Constitutional Libertarianism

Constitutional Libertarianism

Wednesday, September 28, 2011

Sliding away from our self sufficient and independent selves.

To be completely independent, in all sense of the word, we would have to be entirely self sufficient.  Meaning, we would have only what we could grow, kill and make in the region we are in, with the resources available to us.

That's not the ideal of "living good" that most people think of.

It's actually a pretty meager existence.

Trade and barter is actually what made our lives "more" than what they were.

Different people's skills, abilities and the resources available to them where they are make having things we aren't so good at making, or don't have the resources to make, obtainable.

But, with the modicum of trade people had accessible to them, even into the modern commerce world that the train ushered in, people were by and large still mostly self sufficient.

Very few could afford to be more consumer than provider.

We will take note that when most people were more self sufficient, people were more likely to be independent and very much in favor of laws that supported individuals rights, individual freedoms and respect for an individual's right to own property.
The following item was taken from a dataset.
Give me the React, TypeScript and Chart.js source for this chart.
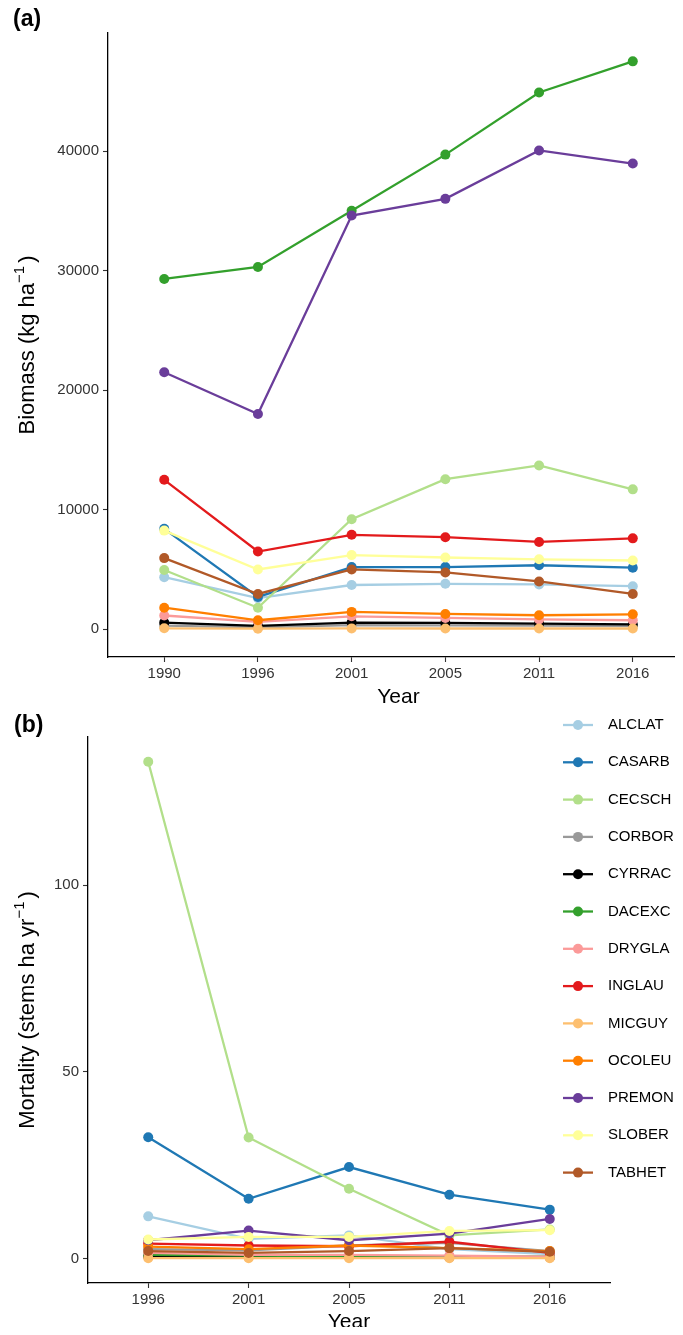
import React, { useEffect, useRef } from "react";
import { Chart, registerables } from "chart.js";

Chart.register(...registerables);

const speciesNames = ["ALCLAT", "CASARB", "CECSCH", "CORBOR", "CYRRAC", "DACEXC", "DRYGLA", "INGLAU", "MICGUY", "OCOLEU", "PREMON", "SLOBER", "TABHET"];
const speciesColors = ["#A6CEE3", "#1F78B4", "#B2DF8A", "#999999", "#000000", "#33A02C", "#FB9A99", "#E31A1C", "#FDBF6F", "#FF7F00", "#6A3D9A", "#FFFF99", "#B15928"];

const biomassYears = ["1990", "1996", "2001", "2005", "2011", "2016"];
const biomassALCLAT = [4350, 2600, 3700, 3800, 3750, 3600];
const biomassCASARB = [8400, 2700, 5200, 5200, 5350, 5150];
const biomassCECSCH = [4950, 1800, 9200, 12550, 13700, 11700];
const biomassCORBOR = [300, 150, 350, 330, 300, 280];
const biomassCYRRAC = [550, 280, 560, 530, 470, 400];
const biomassDACEXC = [29300, 30300, 35000, 39700, 44900, 47500];
const biomassDRYGLA = [1150, 620, 1080, 950, 820, 750];
const biomassINGLAU = [12500, 6500, 7900, 7700, 7300, 7600];
const biomassMICGUY = [80, 50, 70, 60, 60, 60];
const biomassOCOLEU = [1800, 750, 1450, 1280, 1170, 1250];
const biomassPREMON = [21500, 18000, 34600, 36000, 40050, 38950];
const biomassSLOBER = [8250, 5000, 6200, 6000, 5850, 5750];
const biomassTABHET = [5950, 2950, 5000, 4750, 4000, 2950];
const biomassTicks = [0, 10000, 20000, 30000, 40000];

const mortalityYears = ["1996", "2001", "2005", "2011", "2016"];
const mortalityALCLAT = [11.3, 5.3, 6.2, 2.5, 1.2];
const mortalityCASARB = [32.5, 16.0, 24.5, 17.1, 13.1];
const mortalityCECSCH = [133, 32.4, 18.7, 6.2, 7.8];
const mortalityCORBOR = [2.5, 2.2, 3.5, 4.2, 2.0];
const mortalityCYRRAC = [0.5, 0.4, 0.5, 0.3, 0.3];
const mortalityDACEXC = [1.0, 0.8, 0.6, 0.5, 0.5];
const mortalityDRYGLA = [1.5, 1.0, 1.0, 0.8, 0.5];
const mortalityINGLAU = [4.0, 3.5, 3.3, 4.5, 1.5];
const mortalityMICGUY = [0.1, 0.1, 0.1, 0.1, 0.1];
const mortalityOCOLEU = [3.2, 2.5, 3.5, 2.8, 2.0];
const mortalityPREMON = [4.9, 7.5, 4.9, 6.7, 10.6];
const mortalitySLOBER = [5.1, 5.8, 5.8, 7.4, 7.6];
const mortalityTABHET = [2.0, 1.5, 2.0, 2.8, 1.8];
const mortalityTicks = [0, 50, 100];

const biomassTitle = ["Biomass (kg ha", "\u22121", ")"];
const mortalityTitle = ["Mortality (stems ha yr", "\u22121", ")"];

const biomassSeries = [biomassALCLAT, biomassCASARB, biomassCECSCH, biomassCORBOR, biomassCYRRAC, biomassDACEXC, biomassDRYGLA, biomassINGLAU, biomassMICGUY, biomassOCOLEU, biomassPREMON, biomassSLOBER, biomassTABHET];
const mortalitySeries = [mortalityALCLAT, mortalityCASARB, mortalityCECSCH, mortalityCORBOR, mortalityCYRRAC, mortalityDACEXC, mortalityDRYGLA, mortalityINGLAU, mortalityMICGUY, mortalityOCOLEU, mortalityPREMON, mortalitySLOBER, mortalityTABHET];

const FONT = "'Liberation Sans', Arial, Helvetica, sans-serif";

const extrasPlugin = {
  id: "extras",
  afterDraw(chart: any, _args: any, opts: any) {
    const ctx = chart.ctx;
    const area = chart.chartArea;
    ctx.save();
    if (opts.label) {
      ctx.fillStyle = "#000";
      ctx.font = `bold 23px ${FONT}`;
      ctx.textAlign = "left";
      ctx.textBaseline = "middle";
      ctx.fillText(opts.label, opts.labelX, opts.labelY);
    }
    if (opts.yTitle) {
      const [main, sup, tail] = opts.yTitle;
      const big = `22px ${FONT}`;
      const small = `15px ${FONT}`;
      ctx.font = big;
      const w1 = ctx.measureText(main).width;
      const w3 = ctx.measureText(tail).width;
      ctx.font = small;
      const w2 = ctx.measureText(sup).width;
      const gap = 3;
      const total = w1 + w2 + gap + w3;
      ctx.translate(opts.yTitleX, (area.top + area.bottom) / 2);
      ctx.rotate(-Math.PI / 2);
      ctx.fillStyle = "#000";
      ctx.textAlign = "left";
      ctx.textBaseline = "middle";
      let x = -total / 2;
      ctx.font = big;
      ctx.fillText(main, x, 0);
      x += w1;
      ctx.font = small;
      ctx.fillText(sup, x, -8);
      x += w2 + gap;
      ctx.font = big;
      ctx.fillText(tail, x, 0);
      ctx.setTransform(1, 0, 0, 1, 0, 0);
    }
    if (opts.legend) {
      const lg = opts.legend;
      chart.data.datasets.forEach((ds: any, i: number) => {
        const y = lg.top + i * lg.spacing;
        ctx.strokeStyle = ds.borderColor;
        ctx.lineWidth = 2.3;
        ctx.beginPath();
        ctx.moveTo(lg.x, y);
        ctx.lineTo(lg.x + lg.keyWidth, y);
        ctx.stroke();
        ctx.fillStyle = ds.borderColor;
        ctx.beginPath();
        ctx.arc(lg.x + lg.keyWidth / 2, y, 5, 0, Math.PI * 2);
        ctx.fill();
        ctx.fillStyle = "#000";
        ctx.font = `15px ${FONT}`;
        ctx.textAlign = "left";
        ctx.textBaseline = "middle";
        ctx.fillText(ds.label, lg.textX, y);
      });
    }
    ctx.restore();
  },
};

function makeConfig(
  years: string[],
  series: number[][],
  yTicks: number[],
  layout: any,
  yWidth: number,
  xHeight: number,
  xTitlePad: number,
  extras: any
): any {
  const all = series.flat();
  const dmin = Math.min(...all);
  const dmax = Math.max(...all);
  const pad = (dmax - dmin) * 0.05;
  const n = years.length;
  const datasets = speciesNames.map((name, i) => ({
    label: name,
    data: series[i].map((v, j) => ({ x: j, y: v })),
    borderColor: speciesColors[i],
    backgroundColor: speciesColors[i],
    pointBackgroundColor: speciesColors[i],
    pointBorderWidth: 0,
    pointRadius: 5,
    pointHoverRadius: 5,
    borderWidth: 2.3,
    order: speciesNames.length - i,
    clip: false,
  }));
  return {
    type: "line",
    data: { datasets },
    plugins: [extrasPlugin],
    options: {
      animation: false,
      responsive: false,
      devicePixelRatio: 1,
      layout: { padding: layout },
      events: [],
      plugins: {
        legend: { display: false },
        tooltip: { enabled: false },
        title: { display: false },
        extras,
      },
      scales: {
        x: {
          type: "linear",
          min: -0.6,
          max: n - 1 + 0.6,
          afterBuildTicks: (s: any) => {
            s.ticks = years.map((_, j) => ({ value: j }));
          },
          afterFit: (s: any) => {
            s.height = xHeight;
          },
          ticks: {
            autoSkip: false,
            maxRotation: 0,
            padding: 3,
            color: "#333333",
            font: { family: FONT, size: 15 },
            callback: (v: any) => years[v] ?? "",
          },
          grid: { display: true, drawOnChartArea: false, drawTicks: true, tickLength: 5, tickColor: "#333333", tickWidth: 1.1 },
          border: { display: true, color: "#000000", width: 1.3 },
          title: { display: true, text: "Year", color: "#000", font: { family: FONT, size: 21 }, padding: { top: 0, bottom: xTitlePad } },
        },
        y: {
          type: "linear",
          min: dmin - pad,
          max: dmax + pad,
          afterBuildTicks: (s: any) => {
            s.ticks = yTicks.map((v) => ({ value: v }));
          },
          afterFit: (s: any) => {
            s.width = yWidth;
          },
          ticks: {
            padding: 4,
            color: "#333333",
            font: { family: FONT, size: 15 },
            callback: (v: any) => String(v),
          },
          grid: { display: true, drawOnChartArea: false, drawTicks: true, tickLength: 5, tickColor: "#333333", tickWidth: 1.1 },
          border: { display: true, color: "#000000", width: 1.3 },
          title: { display: false },
        },
      },
    },
  };
}

export default function App() {
  const refA = useRef<HTMLCanvasElement | null>(null);
  const refB = useRef<HTMLCanvasElement | null>(null);

  useEffect(() => {
    const chartA = new Chart(
      refA.current as HTMLCanvasElement,
      makeConfig(
        biomassYears,
        biomassSeries,
        biomassTicks,
        { top: 33, right: 11, left: 0, bottom: 0 },
        108,
        55,
        2,
        { label: "(a)", labelX: 13, labelY: 20, yTitle: biomassTitle, yTitleX: 28 }
      )
    );
    const chartB = new Chart(
      refB.current as HTMLCanvasElement,
      makeConfig(
        mortalityYears,
        mortalitySeries,
        mortalityTicks,
        { top: 37, right: 73, left: 0, bottom: 0 },
        88,
        52,
        0,
        {
          label: "(b)",
          labelX: 14,
          labelY: 26,
          yTitle: mortalityTitle,
          yTitleX: 28,
          legend: { x: 563, keyWidth: 30, textX: 608, top: 25, spacing: 37.3 },
        }
      )
    );
    return () => {
      chartA.destroy();
      chartB.destroy();
    };
  }, []);

  return (
    <div style={{ position: "relative", width: 683, height: 1335, overflow: "hidden", margin: "-8px" }}>
      <canvas ref={refA} width={700} height={712} style={{ position: "absolute", left: 0, top: 0 }} />
      <canvas ref={refB} width={683} height={635} style={{ position: "absolute", left: 0, top: 700 }} />
    </div>
  );
}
In the century or so since then, as people have become more consumer than provider, they have become more dependent on others to provide for them.  This has had a dramatic impact on how people see government and it's role. 
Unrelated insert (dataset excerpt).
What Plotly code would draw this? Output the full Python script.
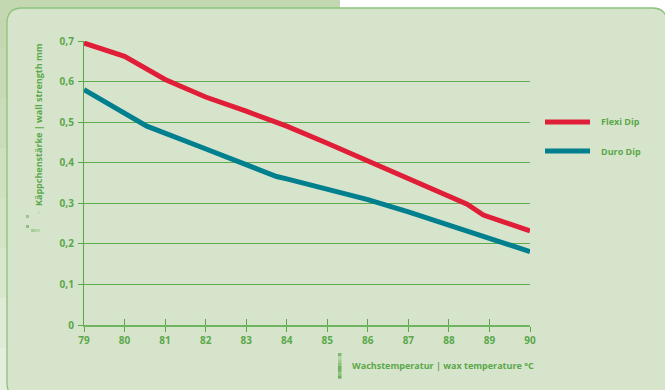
import plotly.graph_objects as go

# Wall strength (mm) against wax temperature (°C)
flexi_temp = [79, 80, 81, 82, 83, 84, 85, 86, 87, 88, 88.45, 88.85, 90]
flexi_wall = [0.695, 0.662, 0.605, 0.562, 0.527, 0.49, 0.448, 0.405, 0.361, 0.317, 0.298, 0.271, 0.232]

duro_temp = [79, 80.55, 81.85, 83.75, 84, 85, 86, 87, 88, 89, 90]
duro_wall = [0.58, 0.49, 0.44, 0.366, 0.36, 0.335, 0.309, 0.279, 0.246, 0.213, 0.181]

x_ticks = [79, 80, 81, 82, 83, 84, 85, 86, 87, 88, 89, 90]
y_ticks = [0, 0.1, 0.2, 0.3, 0.4, 0.5, 0.6, 0.7]
y_tick_text = ["0", "0,1", "0,2", "0,3", "0,4", "0,5", "0,6", "0,7"]
grid_vals = [0.1, 0.2, 0.3, 0.4, 0.5, 0.6]

series_names = ["Flexi Dip", "Duro Dip"]
series_colors = ["#e01e37", "#007f8e"]

y_title = "Käppchenstärke | wall strength mm"
x_title = "Wachstemperatur | wax temperature °C"

W, H = 665, 390
ML, MR, MT, MB = 84, 135, 41, 65
PW, PH = W - ML - MR, H - MT - MB

GREEN = "#5aa84a"
CARD = "#d7e4cc"
FONT = "Open Sans"


def px(x, y):
    """Pixel position -> paper coordinates."""
    return (x - ML) / PW, (H - MB - y) / PH


def rect(x0, y0, x1, y1, color, layer="below"):
    a, b = px(x0, y0)
    c, d = px(x1, y1)
    return dict(type="rect", xref="paper", yref="paper", x0=a, y0=b, x1=c, y1=d,
                fillcolor=color, line=dict(width=0), layer=layer)


def rounded_card(x0, y0, x1, y1, r):
    def P(x, y):
        a, b = px(x, y)
        return f"{a:.5f},{b:.5f}"

    path = (f"M {P(x0 + r, y0)} L {P(x1 - r, y0)} Q {P(x1, y0)} {P(x1, y0 + r)} "
            f"L {P(x1, y1 - r)} Q {P(x1, y1)} {P(x1 - r, y1)} "
            f"L {P(x0 + r, y1)} Q {P(x0, y1)} {P(x0, y1 - r)} "
            f"L {P(x0, y0 + r)} Q {P(x0, y0)} {P(x0 + r, y0)} Z")
    return dict(type="path", xref="paper", yref="paper", path=path,
                fillcolor=CARD, line=dict(color="#8cc37c", width=1.3), layer="below")


fig = go.Figure()

fig.add_trace(go.Scatter(x=flexi_temp, y=flexi_wall, mode="lines", name=series_names[0],
                         line=dict(color=series_colors[0], width=5), showlegend=False))
fig.add_trace(go.Scatter(x=duro_temp, y=duro_wall, mode="lines", name=series_names[1],
                         line=dict(color=series_colors[1], width=5), showlegend=False))
# invisible trace carrying the upward tick marks
fig.add_trace(go.Scatter(x=[x_ticks[0]], y=[0], xaxis="x2", mode="lines",
                         line=dict(width=0), hoverinfo="skip", showlegend=False))

shapes = []
# surroundings: white strip top right, green fading band top left / left side
shapes.append(rect(-10, -10, 700, 400, "#ffffff"))
band = ["#c3d8b1", "#c6dab5", "#cadcb9", "#cfe0bf", "#d4e3c6", "#d9e7cd", "#dfebd6", "#e4eedd"]
step = 400 / len(band)
for i, c in enumerate(band):
    shapes.append(rect(-10, i * step - 2, 340 if i == 0 else 40, (i + 1) * step, c))
shapes.append(rect(-10, -10, 340, 9, band[0]))
shapes.append(rounded_card(7, 8, 667, 398, 15))

# small decorative marks next to the axis titles
for (x0, y0, x1, y1, c) in [(26, 215, 29, 218, "#9cc78e"), (26, 225, 29, 228, "#8fc27f"),
                            (31, 229, 35, 232, "#a6cf98"), (35, 229, 40, 232, "#b6d7aa"),
                            (37, 211, 40, 214, "#c8e0bd")]:
    shapes.append(rect(x0, y0, x1, y1, c, layer="above"))
ic = ["#7db86c", "#b3d6a6", "#a0cb91", "#8cc17c", "#6fb15e", "#79b668", "#8fc381", "#6aae59"]
for i, c in enumerate(ic):
    shapes.append(rect(338, 353 + i * 3.2, 341.5, 353 + (i + 1) * 3.2, c, layer="above"))

# legend
legend_y = [122, 151]
annotations = []
for name, color, ly in zip(series_names, series_colors, legend_y):
    a, b = px(545, ly - 2.5)
    c, d = px(590, ly + 2.5)
    shapes.append(dict(type="rect", xref="paper", yref="paper", x0=a, y0=b, x1=c, y1=d,
                       fillcolor=color, line=dict(width=0), layer="above"))
    tx, ty = px(599, ly)
    annotations.append(dict(text=name, xref="paper", yref="paper", x=tx, y=ty,
                            xanchor="left", yanchor="middle", showarrow=False,
                            font=dict(family=FONT, size=9, color=GREEN, weight="bold")))

ax, ay = px(38, 125)
annotations.append(dict(text=y_title, xref="paper", yref="paper", x=ax, y=ay, textangle=-90,
                        xanchor="center", yanchor="middle", showarrow=False,
                        font=dict(family=FONT, size=9, color=GREEN, weight="bold")))
bx, by = px(350, 365)
annotations.append(dict(text=x_title, xref="paper", yref="paper", x=bx, y=by,
                        xanchor="left", yanchor="middle", showarrow=False,
                        font=dict(family=FONT, size=9, color=GREEN, weight="bold")))

tickfont = dict(family=FONT, size=10, color=GREEN, weight="bold")

fig.update_layout(
    width=W, height=H,
    margin=dict(l=ML, r=MR, t=MT, b=MB, pad=0),
    paper_bgcolor="#ffffff",
    plot_bgcolor="rgba(0,0,0,0)",
    shapes=shapes,
    annotations=annotations,
    xaxis=dict(range=[79, 90], tickmode="array", tickvals=x_ticks, ticks="outside",
               ticklen=5, tickwidth=1.2, tickcolor=GREEN, showgrid=False, zeroline=False,
               showline=True, linecolor="#6fb45e", linewidth=1.6, tickfont=tickfont,
               fixedrange=True),
    xaxis2=dict(range=[79, 90], overlaying="x", anchor="y", side="bottom",
                tickmode="array", tickvals=x_ticks, ticks="inside", ticklen=6,
                tickwidth=1.2, tickcolor=GREEN, showticklabels=False, showgrid=False,
                zeroline=False, showline=False),
    yaxis=dict(range=[0, 0.7], tickmode="array", tickvals=y_ticks, ticktext=y_tick_text,
               ticks="outside", ticklen=5, tickwidth=1.2, tickcolor=GREEN,
               showgrid=False, zeroline=False, showline=True, linecolor=GREEN,
               linewidth=1.2, tickfont=tickfont, ticklabelstandoff=2,
               minor=dict(tickmode="array", tickvals=grid_vals, showgrid=True,
                          gridcolor="#5fab4f", gridwidth=1, ticks="")),
    showlegend=False,
)

fig.write_html("out.html")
People now want to have more group protections and the individual, the independent minded, the self sufficient and the providers must be cracked down on and forced to give up theirs for the good of the group.
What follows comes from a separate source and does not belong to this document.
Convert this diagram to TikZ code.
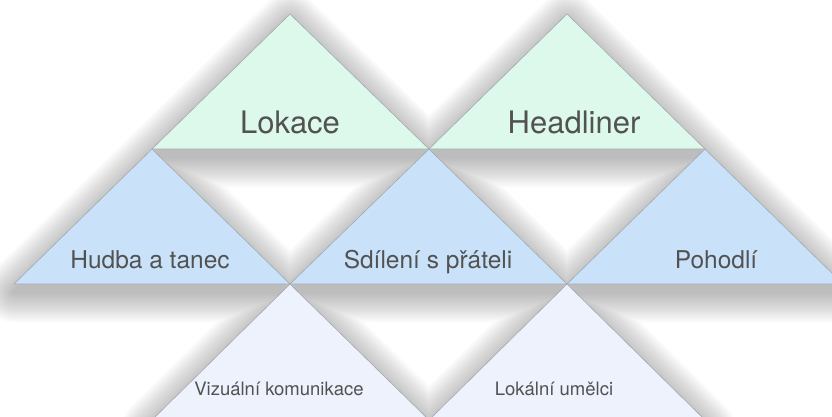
\documentclass[tikz,border=0pt]{standalone}
\usepackage{fontspec}
\setmainfont{TeX Gyre Heros}
\definecolor{gfill}{HTML}{DDF9EC}
\definecolor{bfill}{HTML}{C9E2F9}
\definecolor{lfill}{HTML}{EEF2FD}
\definecolor{edge}{HTML}{A2A8AE}
\definecolor{txt}{HTML}{525252}
\newcommand\triA{(290,14) -- (429,149) -- (152,149) -- cycle}
\newcommand\triB{(567,14) -- (705,149) -- (429,149) -- cycle}
\newcommand\triC{(152,149) -- (290,284) -- (14,284) -- cycle}
\newcommand\triD{(429,149) -- (567,284) -- (290,284) -- cycle}
\newcommand\triE{(705,149) -- (843,284) -- (567,284) -- cycle}
\newcommand\triF{(290,284) -- (429,420) -- (152,420) -- cycle}
\newcommand\triG{(567,284) -- (705,420) -- (429,420) -- cycle}
\tikzset{
  tri/.style={draw=edge, line width=0.6pt, line join=miter},
  shadelayer/.style={fill=black, draw=black, line join=round},
  lab/.style={anchor=base, inner sep=0pt, text=txt},
  big/.style={lab, font=\fontsize{31}{31}\selectfont},
  mid/.style={lab, font=\fontsize{24.5}{24.5}\selectfont},
  small/.style={lab, font=\fontsize{18.5}{18.5}\selectfont},
}
\begin{document}
\begin{tikzpicture}[x=1pt, y=-1pt]
\useasboundingbox (0,0) rectangle (832,416);
\begin{scope}
\clip (0,0) rectangle (832,416);
% soft shadows
\foreach \w in {60,56,52,48,44,40,36,32,28,24,20,16,12,8,4}{
  \begin{scope}[transparency group, opacity=0.02, yshift=-8pt]
    \path[shadelayer, line width=\w pt] \triA \triB \triC \triD \triE \triF \triG;
  \end{scope}
}
% row 1
\path[tri, fill=gfill] \triA;
\path[tri, fill=gfill] \triB;
% row 2
\path[tri, fill=bfill] \triC;
\path[tri, fill=bfill] \triD;
\path[tri, fill=bfill] \triE;
% row 3
\path[tri, fill=lfill] \triF;
\path[tri, fill=lfill] \triG;
\end{scope}
\node[big] (lokace) at (290,133) {Lokace};
\node[big] (headliner) at (574,133) {Headliner};
\node[mid] (hudba) at (150,268) {Hudba a tanec};
\node[mid] (sdileni) at (428,268) {Sdílení s přáteli};
\node[mid] (pohodli) at (716,268) {Pohodlí};
\node[small] (vizualni) at (279,395) {Vizuální komunikace};
\node[small] (lokalni) at (554,395) {Lokální umělci};
\end{tikzpicture}
\end{document}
Through all of this, those that are the brokers, the inspectors and authority figures (the government) have gained more power than they have ever had before and they are re-inventing themselves as a separate, ruling class in order to be the nanny, the parent, the arbitrator of goods, services and general conduct of those it provides for.

This is what consumerism and socialism bring.  Dependence and a relegation to a second class citizen.  Where the wealthy and the ruling class work to keep access to authority and government in the reach of only a select few.

Where is the tipping point? Where did the balance truly begin to fall in favor of dependent consumerism and is it too late to tip the scales?

I don't think it's too late.  I do think we are approaching a critical point in the next 20 years that will determine if we start moving back towards independence and self sufficiency or we are hopelessly and irrevocably become something completely opposite what the framers of the Constitution envisioned those many years ago.

I do know that if the latter happens, there will be another civil war in this country making the first civil war seem like a drunken argument.